EU executive targets Germany and Sweden over gaming

Dice are rolled onto a gambling table at the Gala Casino in London in this file photo. The European Commission opened legal action against Germany and Sweden on Thursday as part of wider efforts to crack down on hurdles to competition in the gambling sector. REUTERS/Dan Chung DC/NMB/AA

BRUSSELS (Reuters) - The European Commission opened legal action against Germany and Sweden on Thursday as part of wider efforts to crack down on hurdles to competition in the gambling sector.

EU Internal Market Commissioner Charlie McCreevy has asked Germany for information so that Brussels can assess whether a new treaty that came into force this month to ban online gambling in the country was in line with the bloc’s rules on the free movement of services.

“Germany has two months in which to respond.

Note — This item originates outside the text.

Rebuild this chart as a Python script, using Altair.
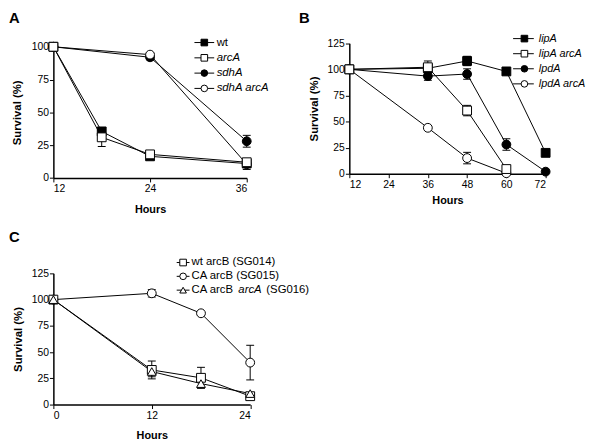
import altair as alt
import pandas as pd

# ---------------- data ----------------
# Panel A
hours_a = [12, 18, 24, 36]
names_a = ["wt", "arcA", "sdhA", "sdhA arcA"]
wt_a = [100, 35.5, 16.5, 11]
wt_a_err = [0, 2.5, 1, 1]
arca_a = [100, 31, 18, 12]
arca_a_err = [0, 7, 1.5, 1.5]
sdha_a = [100, None, 92, 28]
sdha_a_err = [0, None, 2, 4.5]
sdharca_a = [100, None, 94, 10.5]
sdharca_a_err = [0, None, 1.5, 4]

# Panel B
hours_b = [12, 36, 48, 60, 72]
names_b = ["lipA", "lipA arcA", "lpdA", "lpdA arcA"]
lipa_b = [100, 101, 108, 98, 20]
lipa_b_err = [0, 0, 4.5, 0, 0]
lipaarca_b = [100, 102, 60.5, 4.5, None]
lipaarca_b_err = [0, 6, 5, 3, None]
lpda_b = [100, 93.5, 95.5, 28, 2]
lpda_b_err = [0, 4, 5, 5.5, 0]
lpdaarca_b = [100, 44, 15, 0.5, None]
lpdaarca_b_err = [0, 0, 5.5, 0, None]

# Panel C
hours_c = [0, 12, 18, 24]
names_c = ["wt arcB (SG014)", "CA arcB (SG015)", "CA arcB arcA (SG016)"]
wtarcb_c = [100, 33, 25.5, 8]
wtarcb_c_err = [0, 8.5, 10, 0]
caarcb_c = [100, 106, 87, 40]
caarcb_c_err = [0, 3.5, 0, 16.5]
caarcbarca_c = [100, 31.5, 20, 10.5]
caarcbarca_c_err = [0, 5, 4, 0]

# tick values
xticks_a = [12, 24, 36]
yticks_a = [0, 25, 50, 75, 100]
xticks_b = [12, 24, 36, 48, 60, 72]
yticks_b = [0, 25, 50, 75, 100, 125]
xticks_c = [0, 12, 24]
yticks_c = [0, 25, 50, 75, 100, 125]

# legend label pieces: (text, italic)
legend_a = [[("wt", False)], [("arcA", True)], [("sdhA", True)], [("sdhA arcA", True)]]
legend_b = [[("lipA", True)], [("lipA arcA", True)], [("lpdA", True)], [("lpdA arcA", True)]]
legend_c = [[("wt arcB (SG014)", False)], [("CA arcB (SG015)", False)],
            [("CA arcB", False), ("arcA", True), ("(SG016)", False)]]

# ---------------- styles ----------------
FONT = "Liberation Sans"
W, H = 592, 440
STYLE = {
    "wt": ("square", "black"), "arcA": ("square", "white"),
    "sdhA": ("circle", "black"), "sdhA arcA": ("circle", "white"),
    "lipA": ("square", "black"), "lipA arcA": ("square", "white"),
    "lpdA": ("circle", "black"), "lpdA arcA": ("circle", "white"),
    "wt arcB (SG014)": ("square", "white"), "CA arcB (SG015)": ("circle", "white"),
    "CA arcB arcA (SG016)": ("triangle-up", "white"),
}
# approximate Arial advance widths (per 1000 em) for text segment placement
ADV = {"C": 722, "A": 667, " ": 278, "a": 556, "r": 333, "c": 500, "B": 667}


def text_width(s, size):
    return sum(ADV.get(ch, 556) for ch in s) * size / 1000.0


def long_table(hours, names, values, errs, zorder):
    rows = []
    for name, vals, es in zip(names, values, errs):
        for h, v, e in zip(hours, vals, es):
            if v is None:
                continue
            shp, fil = STYLE[name]
            rows.append({"series": name, "hours": h, "value": v, "lo": v - e,
                         "hi": v + e, "err": e, "shape": shp, "fill": fil,
                         "z": zorder.index(name)})
    df = pd.DataFrame(rows)
    return df.sort_values(["z", "hours"]).reset_index(drop=True)


def panel(df, xdom, xticks, xrng, ydom, yticks, yrng, xtitle_dy, ytitle_dx):
    xs = alt.Scale(domain=xdom, range=xrng, nice=False, zero=False)
    ys = alt.Scale(domain=ydom, range=yrng, nice=False, zero=False)
    xaxis = alt.Axis(values=xticks, orient="bottom", offset=yrng[0] - H,
                     title="Hours", titleX=(xrng[0] + xrng[1]) / 2, titleY=xtitle_dy,
                     titleBaseline="middle", titleAlign="center", titleFontSize=11,
                     labelPadding=2, format="d", grid=False)
    yaxis = alt.Axis(values=yticks, orient="left", offset=-xrng[0],
                     title="Survival (%)", titleX=ytitle_dx, titleY=(yrng[0] + yrng[1]) / 2,
                     titleBaseline="middle", titleAlign="center", titleFontSize=11.5,
                     labelPadding=1, format="d", grid=False)
    base = alt.Chart(df)
    xenc = alt.X("hours:Q", scale=xs, axis=xaxis)
    yval = alt.Y("value:Q", scale=ys, axis=yaxis)
    ylo = alt.Y("lo:Q", scale=ys, axis=yaxis)
    yhi = alt.Y("hi:Q", scale=ys, axis=yaxis)
    lines = base.mark_line(color="black", strokeWidth=1).encode(
        x=xenc, y=yval, detail="series:N")
    eb = base.transform_filter("datum.err > 0")
    bars = eb.mark_rule(color="black", strokeWidth=1).encode(x=xenc, y=ylo, y2="hi:Q")
    cap_lo = eb.mark_tick(orient="horizontal", size=8, thickness=1, color="black",
                          opacity=1).encode(x=xenc, y=ylo)
    cap_hi = eb.mark_tick(orient="horizontal", size=8, thickness=1, color="black",
                          opacity=1).encode(x=xenc, y=yhi)
    pts = base.mark_point(filled=True, stroke="black", strokeWidth=1, size=80,
                          opacity=1, fillOpacity=1).encode(
        x=xenc, y=yval,
        shape=alt.Shape("shape:N", scale=None),
        fill=alt.Fill("fill:N", scale=None),
    )
    return alt.layer(lines, bars, cap_lo, cap_hi, pts)


df_a = long_table(hours_a, names_a, [wt_a, arca_a, sdha_a, sdharca_a],
                  [wt_a_err, arca_a_err, sdha_a_err, sdharca_a_err],
                  ["sdhA", "sdhA arcA", "wt", "arcA"])
df_b = long_table(hours_b, names_b, [lipa_b, lipaarca_b, lpda_b, lpdaarca_b],
                  [lipa_b_err, lipaarca_b_err, lpda_b_err, lpdaarca_b_err],
                  ["lpdA", "lpdA arcA", "lipA", "lipA arcA"])
df_c = long_table(hours_c, names_c, [wtarcb_c, caarcb_c, caarcbarca_c],
                  [wtarcb_c_err, caarcb_c_err, caarcbarca_c_err],
                  ["CA arcB (SG015)", "wt arcB (SG014)", "CA arcB arcA (SG016)"])

p_a = panel(df_a, [12, 36], xticks_a, [46, 242], [0, 100], yticks_a, [169.3, 36.3], 31.5, -36)
p_b = panel(df_b, [12, 72], xticks_b, [346, 545], [0, 125], yticks_b, [165, 32.7], 27, -35)
p_c = panel(df_c, [0, 24], xticks_c, [46, 245.5], [0, 125], yticks_c, [399, 266], 31, -35)

# ---------------- legends (layout in pixels) ----------------
leg_layout = [
    # names, segments, line x1, x2, marker x, text x, first row y, row step, font size
    (names_a, legend_a, 189, 209, 199, 211.5, 32, 15.5, 11.5),
    (names_b, legend_b, 512, 533, 523.5, 538, 28, 15.3, 11),
    (names_c, legend_c, 171, 184, 177.5, 186, 255, 14, 11.5),
]
sym_rows, txt_rows = [], []
for names, segs, x1, x2, mx, tx, y0, dy, fs in leg_layout:
    for i, (name, pieces) in enumerate(zip(names, segs)):
        y = y0 + i * dy
        shp, fil = STYLE[name]
        sym_rows.append({"x1": x1, "x2": x2, "mx": mx, "y": y, "shape": shp, "fill": fil})
        cx = tx
        for text, ital in pieces:
            txt_rows.append({"x": cx, "y": y, "text": text, "fs": fs,
                             "style": "italic" if ital else "normal"})
            cx += text_width(text + " ", fs) + 1.5
sym_df = pd.DataFrame(sym_rows)
txt_df = pd.DataFrame(txt_rows)

px = lambda f: alt.X(f, scale=None, axis=None)
py = lambda f: alt.Y(f, scale=None, axis=None)

leg_lines = alt.Chart(sym_df).mark_rule(color="black", strokeWidth=1).encode(
    x=px("x1:Q"), x2="x2:Q", y=py("y:Q"))
leg_pts = alt.Chart(sym_df).mark_point(filled=True, stroke="black", strokeWidth=1,
                                        size=45, opacity=1).encode(
    x=px("mx:Q"), y=py("y:Q"),
    shape=alt.Shape("shape:N", scale=None), fill=alt.Fill("fill:N", scale=None))
leg_txt_n = alt.Chart(txt_df).transform_filter("datum.style == 'normal'").mark_text(
    align="left", baseline="middle", font=FONT, color="black").encode(
    x=px("x:Q"), y=py("y:Q"), text="text:N", size=alt.Size("fs:Q", scale=None))
leg_txt_i = alt.Chart(txt_df).transform_filter("datum.style == 'italic'").mark_text(
    align="left", baseline="middle", font=FONT, fontStyle="italic",
    color="black").encode(x=px("x:Q"), y=py("y:Q"), text="text:N",
                          size=alt.Size("fs:Q", scale=None))

letters_df = pd.DataFrame({"text": ["A", "B", "C"], "x": [1, 295, 1], "y": [7, 7, 229.5]})
letters = alt.Chart(letters_df).mark_text(
    align="left", baseline="middle", font=FONT, fontSize=15, fontWeight="bold",
    color="black").encode(x=px("x:Q"), y=py("y:Q"), text="text:N")

chart = alt.layer(p_a, p_b, p_c, leg_lines, leg_pts, leg_txt_n, leg_txt_i, letters).resolve_scale(
    x="independent", y="independent", size="independent"
).properties(
    width=W, height=H, autosize=alt.AutoSizeParams(type="none"), padding=0
).configure_view(stroke=None).configure_axis(
    grid=False, domainColor="black", domainWidth=1.5, tickColor="black", tickWidth=1,
    tickSize=4, labelColor="black", labelFont=FONT, labelFontSize=10.5,
    titleFont=FONT, titleFontWeight="bold", titleColor="black",
)

chart.save("out.html", embed_options={"renderer": "svg", "actions": False})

The Commission hopes that the answers it receives will lead to an early and satisfactory resolution of the matter,” the Commission said in a statement.

In particular, the Commission is looking at the treaty’s total prohibition of games of chance on the Internet, especially sports betting, at advertising restrictions on television, on the Internet or on jerseys or billboards, and the ban on financial institutions processing bet payments.

Germany’s lottery group, Deutscher Lotto- und Totoblock, said it was confident of the outcome of the inquiry.

“The European Court of Justice expressly allows gambling monopolies because of player protection. We are therefore confident that Germany’s legal situation will withstand inquiry,” said Friedhelm Repnik, head of the Baden-Wuerttemberg state lottery which coordinates the national lottery.

The Commission took legal action against Sweden to verify whether all national measures relating to poker games and tournaments are compatible with EU laws on the free movement of services.

Brussels also gave Stockholm two months to respond.

The actions are part of a three-stage process that ends up in the European Court of Justice, which has powers to fine EU states and force them to change their laws.